In a startup, the dream is not the problem; The dreamer is
We often accuse an unfulfilled dream of being unrealistic, but how often do we realize that who sabotaged the dream was the dreamer himself?
“More than 90% of startups fail,” a Startup Genome Report had revealed in 2011, “due primarily to self-destruction rather than competition.”
Indeed, the dream can be great, but the dreamer themselves might bring about its demise.
Sadek Al-Assaad, HR/Business Expert and CEO of human resource consultancy Zeder Group, talks about this and more in the second part of his interview with AMEinfo. You can find the first part here.
In this part of our interview, we discuss his company’s Open Source Management (OSM) service (in partnership with Open Source Management Group), and the personal development entrepreneurs need to consider before they bring their business idea dream to reality.
AMEinfo: What is Open Source Management (OSM) and why would you recommend it to entrepreneurs?
Al-Assaad: Open Source Management [Group] is a consulting firm that’s dedicated to helping business owners. Their OSM tool is made by business owners for business owners.
Business owners don’t think like corporate management. For these owners, most of their actions and decisions are decisions that are outside of their comfort zone.
AMEinfo: Yes, because business owners have a vested interest – their decisions can either make them financially successful, or financially bankrupt. Executives, on the other hand, are more managerially inclined. You do you a job, earn your salary and go home at the end of the day.
Al-Assaad: Exactly. And this is what Open Source Management is. It helps the entrepreneur – the person himself. We start with them. The company image is the image and personality of its owner. If I am unorganised, my company is going to be unorganised. If I am the best salesperson, my company will be very good with sales, but maybe operations will fail. Our own research [at Zeder Group] has shown that no one is able to have the idea, implement it, operate it, and count the money at the same time. If you go to any business that has succeeded, their entrepreneurs have had a team behind them.
When people decide to become entrepreneurs or start their own business, they start with a big dream. As soon as they try to implement their dream, they begin compromising bit by bit. They realize things like ‘I was not practical, because I have to control my expenses, control the time of my employees, manage the cleaning of the office,’ etc. They get sucked into the operational day-to-day activities, and then they start changing their dream.
With OSM, what you learn is not skill-based, but personality-based to fuel personal growth. This is what will make the difference for a business owner, CEO, etc.
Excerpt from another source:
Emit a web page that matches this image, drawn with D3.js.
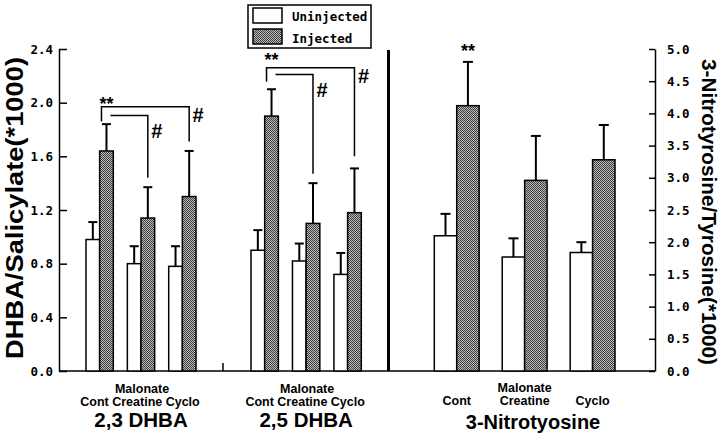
<!DOCTYPE html>
<html><head><meta charset="utf-8">
<script src="https://cdn.jsdelivr.net/npm/d3@7"></script>
<style>body{margin:0;background:#fff} svg{display:block}</style>
</head><body><svg id="c" width="720" height="436"></svg>
<script>
// ---- data ----
const groupNames = ["2,3 DHBA", "2,5 DHBA", "3-Nitrotyosine"];
const conditions = ["Cont", "Creatine", "Cyclo"];
const seriesNames = ["Uninjected", "Injected"];

const dhba23Uninjected    = [0.98, 0.80, 0.78];
const dhba23UninjectedErr = [0.13, 0.13, 0.15];
const dhba23Injected      = [1.64, 1.14, 1.30];
const dhba23InjectedErr   = [0.20, 0.23, 0.34];

const dhba25Uninjected    = [0.90, 0.82, 0.72];
const dhba25UninjectedErr = [0.15, 0.13, 0.16];
const dhba25Injected      = [1.90, 1.10, 1.18];
const dhba25InjectedErr   = [0.20, 0.30, 0.33];

const nitroUninjected     = [2.10, 1.77, 1.84];
const nitroUninjectedErr  = [0.34, 0.29, 0.16];
const nitroInjected       = [4.12, 2.96, 3.28];
const nitroInjectedErr    = [0.68, 0.69, 0.54];

const leftTicks  = [0, 0.4, 0.8, 1.2, 1.6, 2.0, 2.4];
const rightTicks = [0, 0.5, 1.0, 1.5, 2.0, 2.5, 3.0, 3.5, 4.0, 4.5, 5.0];

// ---- chart ----
const svg = d3.select("#c");
const defs = svg.append("defs");
const pat = defs.append("pattern").attr("id", "dither")
  .attr("width", 2).attr("height", 2).attr("patternUnits", "userSpaceOnUse");
pat.append("rect").attr("width", 2).attr("height", 2).attr("fill", "#bdbdbd");
pat.append("rect").attr("x", 0).attr("y", 0).attr("width", 1).attr("height", 1).attr("fill", "#3c3c3c");
pat.append("rect").attr("x", 1).attr("y", 1).attr("width", 1).attr("height", 1).attr("fill", "#3c3c3c");

const plotTop = 49, plotBottom = 371, leftX = 59, rightX = 655;
const yL = d3.scaleLinear().domain([0, 2.4]).range([plotBottom, plotTop]);
const yR = d3.scaleLinear().domain([0, 5]).range([plotBottom, plotTop]);

const monoFont = "'DejaVu Sans Mono', monospace";
const sansFont = "'Liberation Sans', Arial, Helvetica, sans-serif";

// axes
const gL = svg.append("g").attr("transform", `translate(${leftX},0)`)
  .call(d3.axisLeft(yL).tickValues(leftTicks).tickFormat(d3.format(".1f"))
        .tickSizeInner(-8).tickSizeOuter(0).tickPadding(6));
const gR = svg.append("g").attr("transform", `translate(${rightX},0)`)
  .call(d3.axisRight(yR).tickValues(rightTicks).tickFormat(d3.format(".1f"))
        .tickSizeInner(-6).tickSizeOuter(0).tickPadding(12));
[gL, gR].forEach(g => {
  g.selectAll("path, line").attr("stroke", "#000").attr("stroke-width", 1.5);
  g.selectAll("text").attr("font-family", monoFont).attr("font-weight", "bold")
    .attr("font-size", 12.5).attr("fill", "#000");
});
svg.append("line").attr("x1", leftX).attr("x2", rightX).attr("y1", plotBottom).attr("y2", plotBottom)
  .attr("stroke", "#000").attr("stroke-width", 1.5);

// separator thick line & small tick
svg.append("line").attr("x1", 388.5).attr("x2", 388.5).attr("y1", 50).attr("y2", plotBottom)
  .attr("stroke", "#000").attr("stroke-width", 3);
svg.append("line").attr("x1", 223).attr("x2", 223).attr("y1", plotBottom - 8).attr("y2", plotBottom)
  .attr("stroke", "#000").attr("stroke-width", 1.5);

// groups
const groups = [
  {name: groupNames[0], range: [86, 196], y: yL, cap: 9,
   vals: [dhba23Uninjected, dhba23Injected], errs: [dhba23UninjectedErr, dhba23InjectedErr]},
  {name: groupNames[1], range: [251, 361.3], y: yL, cap: 9,
   vals: [dhba25Uninjected, dhba25Injected], errs: [dhba25UninjectedErr, dhba25InjectedErr]},
  {name: groupNames[2], range: [434.3, 615], y: yR, cap: 10,
   vals: [nitroUninjected, nitroInjected], errs: [nitroUninjectedErr, nitroInjectedErr]}
];

groups.forEach((grp, gi) => {
  grp.x = d3.scaleBand().domain(conditions).range(grp.range).paddingInner(0.34).paddingOuter(0);
  grp.sub = d3.scaleBand().domain(seriesNames).range([0, grp.x.bandwidth()]);
  const recs = [];
  seriesNames.forEach((s, si) => conditions.forEach((c, ci) => {
    recs.push({s, c, v: grp.vals[si][ci], e: grp.errs[si][ci]});
  }));
  const g = svg.append("g");
  g.selectAll(".err").data(recs).join("g").each(function(d) {
    const cx = grp.x(d.c) + grp.sub(d.s) + grp.sub.bandwidth() / 2;
    const sel = d3.select(this);
    sel.append("line").attr("x1", cx).attr("x2", cx)
      .attr("y1", grp.y(d.v)).attr("y2", grp.y(d.v + d.e))
      .attr("stroke", "#000").attr("stroke-width", 2);
    sel.append("line").attr("x1", cx - grp.cap / 2).attr("x2", cx + grp.cap / 2)
      .attr("y1", grp.y(d.v + d.e)).attr("y2", grp.y(d.v + d.e))
      .attr("stroke", "#000").attr("stroke-width", 2);
  });
  g.selectAll("rect").data(recs).join("rect")
    .attr("x", d => grp.x(d.c) + grp.sub(d.s))
    .attr("width", grp.sub.bandwidth())
    .attr("y", d => grp.y(d.v))
    .attr("height", d => grp.y(0) - grp.y(d.v))
    .attr("fill", d => d.s === "Injected" ? "url(#dither)" : "#fff")
    .attr("stroke", "#000").attr("stroke-width", 1.5);

  const center = (grp.range[0] + grp.range[1]) / 2;
  if (gi < 2) {
    svg.append("text").attr("x", center - 1).attr("y", 406).attr("text-anchor", "middle")
      .attr("font-family", sansFont).attr("font-weight", "bold").attr("font-size", 12.5)
      .text(conditions.join(" "));
    svg.append("text").attr("x", grp.x("Creatine") + grp.x.bandwidth() / 2 + 1).attr("y", 393)
      .attr("text-anchor", "middle").attr("font-family", sansFont).attr("font-weight", "bold")
      .attr("font-size", 12.5).text("Malonate");
  } else {
    conditions.forEach(c => {
      svg.append("text").attr("x", grp.x(c) + grp.x.bandwidth() / 2).attr("y", 405)
        .attr("text-anchor", "middle").attr("font-family", sansFont).attr("font-weight", "bold")
        .attr("font-size", 12.5).text(c);
    });
    svg.append("text").attr("x", grp.x("Creatine") + grp.x.bandwidth() / 2).attr("y", 392)
      .attr("text-anchor", "middle").attr("font-family", sansFont).attr("font-weight", "bold")
      .attr("font-size", 12.5).text("Malonate");
  }
  svg.append("text").attr("x", gi < 2 ? center : 533).attr("y", gi < 2 ? 427 : 429)
    .attr("text-anchor", "middle").attr("font-family", sansFont).attr("font-weight", "bold")
    .attr("font-size", gi < 2 ? 20.5 : 20).text(grp.name);
});

// significance annotations
function injCenter(grp, c) { return grp.x(c) + grp.sub("Injected") + grp.sub.bandwidth() / 2; }
function stars(x, y) {
  svg.append("text").attr("x", x).attr("y", y).attr("text-anchor", "middle")
    .attr("font-family", sansFont).attr("font-weight", "bold").attr("font-size", 18).text("**");
}
function hash(x, y) {
  svg.append("text").attr("x", x).attr("y", y).attr("text-anchor", "middle")
    .attr("font-family", sansFont).attr("font-weight", "bold").attr("font-size", 20).text("#");
}
function bracketPath(pts) {
  svg.append("path").attr("d", d3.line()(pts)).attr("fill", "none")
    .attr("stroke", "#000").attr("stroke-width", 1.5);
}
const brackets = [
  {g: 0, outer: [1.97, 1.86, 1.71], inner: [1.905, 1.44], starGap: 3},
  {g: 1, outer: [2.26, 2.155, 1.60], inner: [2.21, 1.47], starGap: -2}
];
brackets.forEach(b => {
  const grp = groups[b.g], y = grp.y;
  const xc = injCenter(grp, "Cont"), xm = injCenter(grp, "Creatine"), xy = injCenter(grp, "Cyclo");
  bracketPath([[xc - 5, y(b.outer[1])], [xc - 5, y(b.outer[0])], [xy, y(b.outer[0])], [xy, y(b.outer[2])]]);
  bracketPath([[xc + 4, y(b.inner[0])], [xm, y(b.inner[0])], [xm, y(b.inner[1])]]);
  stars(xc, y(b.outer[0]) + b.starGap);
  hash(xm + 9, y(b.inner[0]) + 23);
  hash(xy + 9, y(b.outer[0]) + 15);
});
stars(injCenter(groups[2], "Cont"), yR(nitroInjected[0] + nitroInjectedErr[0]) - 5);

// axis titles
svg.append("text").attr("transform", `translate(23,${(plotTop + plotBottom) / 2 - 2}) rotate(-90)`)
  .attr("text-anchor", "middle").attr("font-family", sansFont).attr("font-weight", "bold")
  .attr("font-size", 24).attr("textLength", 302).attr("lengthAdjust", "spacingAndGlyphs")
  .text("DHBA/Salicylate(*1000)");
svg.append("text").attr("transform", `translate(702,${(plotTop + plotBottom) / 2 + 2}) rotate(90)`)
  .attr("text-anchor", "middle").attr("font-family", sansFont).attr("font-weight", "bold")
  .attr("font-size", 20.5).attr("textLength", 306).attr("lengthAdjust", "spacingAndGlyphs")
  .text("3-Nitrotyrosine/Tyrosine(*1000)");

// legend
const lg = svg.append("g");
lg.append("rect").attr("x", 248).attr("y", 5).attr("width", 123).attr("height", 43)
  .attr("fill", "#fff").attr("stroke", "#000").attr("stroke-width", 1.5);
seriesNames.forEach((s, i) => {
  lg.append("rect").attr("x", 253).attr("y", 8 + i * 21).attr("width", 29).attr("height", 15)
    .attr("fill", s === "Injected" ? "url(#dither)" : "#fff").attr("stroke", "#000").attr("stroke-width", 1.5);
  lg.append("text").attr("x", 292).attr("y", 21 + i * 22).attr("font-family", monoFont)
    .attr("font-weight", "bold").attr("font-size", 12.5).text(s);
});
</script></body></html>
Corporate today say that they want to be agile, embrace change, and undergo transformation – which has become a buzzword – but then they resort to their old way of doing things. It doesn’t work that way. We need to empower people and work on their personal development.
AMEinfo: If you don’t have a motivated team, you can’t really get anywhere.
Al-Assaad: That’s right. And the motivated team doesn’t become motivated because of money. The overall job experience is what engages employees, be it personal development, fulfillment, an expanded office space, etc.
To feel fulfilled, they need to have a sense of belonging to the business they’re working in. Employees need to share the same values, culture, and beliefs as the entrepreneur himself, and his/her company. And they become a replica of yourself in a sense, working with the same mindset and motivations.
It’s a major challenge [to get employees to care as much about the business] because what we’ve been doing has been recruiting people for skills and then asking of them to share our values and motivations.
AMEinfo: But do you think that once you receive CVs or you interview someone, you can ascertain these values, or do you need to learn this about the individual over time? How do you find this out?
Al-Assaad: OSM’s assessment tool works on identifying these values. It doesn’t tell you how good my project management skills are, or how much I like data. The OSM tool we use, the iProfile, tells us how assertive someone is, or how tolerant, and so on.
More often than not, people whom you think are high-fliers (because they’re selling a lot) could be toxic in the workplace, contributing negatively to employee morale. This person will burn the ground around them, but he/she would have secured owners the sales they want.
But now, Operations are not happy anymore because of the negativity of this person. This then reflects on overall employee performance and customer satisfaction rates.
AMEinfo: Should business owners look differently at GCC millennials when hiring them?
Al-Assaad: GCC millennials are more exposed than millennials from other countries because of the melt of expats and different cultures in the Gulf region.
They have short attention spans, and they’re not looking for someone to tell them what to do. They want to know why we’re doing what they’re doing.
Attention spans are so short that if these millennials don’t start seeing results from their work, they leave their job and look for another.
As corporates, we can’t just draft a 5-year plan – we can’t just ask employees to follow a certain action plan where each has a predetermined role. It won’t work anymore. We need to empower this younger generation – they need to be agile enough to be able to act on their own, see the results, and keep on moving.
Again, this is easier said than done, because relinquishing power is not in human nature. People like to have power and be in control.